Но позднее, в середине XIX века, все изменилось. Новые технологии вдруг сделали жизнь гораздо более предсказуемой. Паровая машина, обеспечив надежный источник энергии, радикально изменила производительность. Началась массовая переделка парусников в паровые суда, а маяки перешли в собственность общества и стали финансироваться государством. Консервирование позволило создавать и хранить надежные запасы еды. Улучшение дорог изменило практику ведения бизнеса и стало основанием для создания масштабного капиталистического рынка.
Постепенно начали складываться налоговая система и государственное регулирование. Инновации в области мер и весов постепенно привели к замене «невообразимо запутанной системы мер», различавшихся от страны к стране, от провинции к провинции и даже от города к городу, стандартными упорядоченными мерами, основанными на качании маятника, тиканье часов или фиксированных единицах метрической системы[209]. Ушли в прошлое сотни местных единиц измерения, использовавшихся в XVII веке во Франции, изрезанной на мелкие феодальные владения, в которых различался даже фут (фр. pied). Эта метрическая неразбериха была следствием и одновременно фактором децентрализованного характера власти, когда любой аристократ мог устанавливать в городе или приходе собственную систему измерений[210].
Промышленная революция середины XIX – начала ХХ века привела, кроме того, к институциональной революции в области, которую Артур Стинчкомб[211] назвал социальными технологиями: новые социальные институты возникали как результат расширения человеческой реальности усилиями наук и технологий.
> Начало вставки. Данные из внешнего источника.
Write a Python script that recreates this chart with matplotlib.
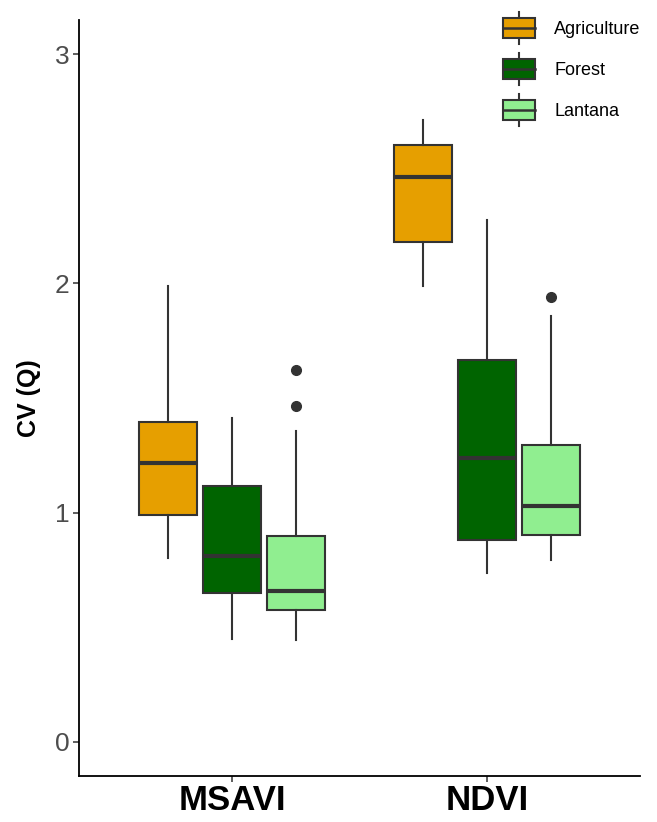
import matplotlib.pyplot as plt
from matplotlib.patches import Rectangle
from matplotlib.lines import Line2D
from matplotlib.legend_handler import HandlerBase

plt.rcParams['font.family'] = ['Liberation Sans', 'DejaVu Sans']

# values
indices = ['MSAVI', 'NDVI']
classes = ['Agriculture', 'Forest', 'Lantana']
colors = ['#E69F00', '#006400', '#90EE90']

# per index, per class: whislo, q1, med, q3, whishi
whislo = [[0.80, 0.45, 0.445], [1.99, 0.737, 0.795]]
q1 = [[0.988, 0.649, 0.576], [2.18, 0.882, 0.904]]
med = [[1.217, 0.809, 0.656], [2.466, 1.239, 1.028]]
q3 = [[1.396, 1.115, 0.897], [2.603, 1.664, 1.297]]
whishi = [[1.988, 1.413, 1.358], [2.713, 2.275, 1.857]]
fliers = [[[], [], [1.624, 1.464]], [[], [], [1.942]]]

dpi = 100.
fig = plt.figure(figsize=(657 / dpi, 822 / dpi), dpi=dpi)
ax = fig.add_axes([79 / 657, 46 / 822, (640 - 79) / 657, (776 - 20) / 822])

edge = '#333333'
offsets = [-0.25, 0, 0.25]
for i, idx in enumerate(indices):
    for j, cl in enumerate(classes):
        st = [dict(whislo=whislo[i][j], q1=q1[i][j], med=med[i][j], q3=q3[i][j],
                   whishi=whishi[i][j], fliers=fliers[i][j])]
        ax.bxp(st, positions=[i + 1 + offsets[j]], widths=0.227, patch_artist=True,
               showcaps=False,
               boxprops=dict(facecolor=colors[j], edgecolor=edge, linewidth=1.5),
               medianprops=dict(color=edge, linewidth=3, solid_capstyle='butt'),
               whiskerprops=dict(color=edge, linewidth=1.5),
               flierprops=dict(marker='o', markerfacecolor=edge, markeredgecolor=edge,
                               markersize=7))

ax.set_xlim(0.4, 2.6)
ax.set_ylim(-0.15, 3.15)
ax.set_xticks([1, 2])
ax.set_xticklabels(indices, fontsize=25, fontweight='bold', color='black')
ax.set_yticks([0, 1, 2, 3])
ax.set_yticklabels(['0', '1', '2', '3'], fontsize=19, color='#4D4D4D')
ax.tick_params(axis='both', length=4, width=1.1, color='#333333')
ax.tick_params(axis='x', pad=2)
ax.tick_params(axis='y', pad=3)
ax.set_ylabel('CV (Q)', fontsize=18, fontweight='bold', labelpad=10)
for s in ['top', 'right']:
    ax.spines[s].set_visible(False)
for s in ['left', 'bottom']:
    ax.spines[s].set_linewidth(1.3)
    ax.spines[s].set_color('black')


class BoxKey(HandlerBase):
    def create_artists(self, legend, orig_handle, xdescent, ydescent, width, height,
                       fontsize, trans):
        fc = orig_handle.get_facecolor()
        x0, y0 = -xdescent, -ydescent
        bh = height * 0.64
        by = y0 + (height - bh) / 2
        xm = x0 + width / 2
        w1 = Line2D([xm, xm], [y0, by], color=edge, lw=1.5, transform=trans)
        w2 = Line2D([xm, xm], [by + bh, y0 + height], color=edge, lw=1.5, transform=trans)
        r = Rectangle((x0, by), width, bh, facecolor=fc, edgecolor=edge, lw=1.5,
                      transform=trans)
        m = Line2D([x0, x0 + width], [by + bh / 2] * 2, color=edge, lw=1.8,
                   transform=trans)
        return [w1, w2, r, m]


handles = [Rectangle((0, 0), 1, 1, facecolor=c) for c in colors]
fig.legend(handles, classes, handler_map={Rectangle: BoxKey()},
           loc='upper left', bbox_to_anchor=(503 / 657, 1 - 12 / 822),
           frameon=False, fontsize=13, borderpad=0, borderaxespad=0,
           handlelength=1.78, handleheight=2.35, handletextpad=1.05,
           labelspacing=0.5)

fig.savefig('out.png', dpi=dpi)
В условиях, когда технологии начали измерять и регулировать время, энергию, свет, пищу и другие жизненно важные ресурсы, старые институты, обслуживавшие аристократический патронат или частную монополию, оказались уже не нужны.
Их сменила бюрократия – централизованная организационная структура с рациональным разделением труда. Новая модель наделяла властью на основе административных правил, а не личных вассальных обязательств или обычая. Инженеры, ученые, проектировщики, другие профессионалы – те, кого Макс Вебер[212] назвал «персонально незаинтересованными и строго объективными экспертами», – специально учились измерять и управлять. В новом индустриальном мире, полном инструментов контроля над еще недавно неизмеримыми и непредсказуемыми вещами, делегирование власти профессионалам с университетским образованием позволяло надеяться, что квалифицированный эксперт будет управлять лучше и эффективнее, чем позволяла система аристократического или политического патроната прежних времен.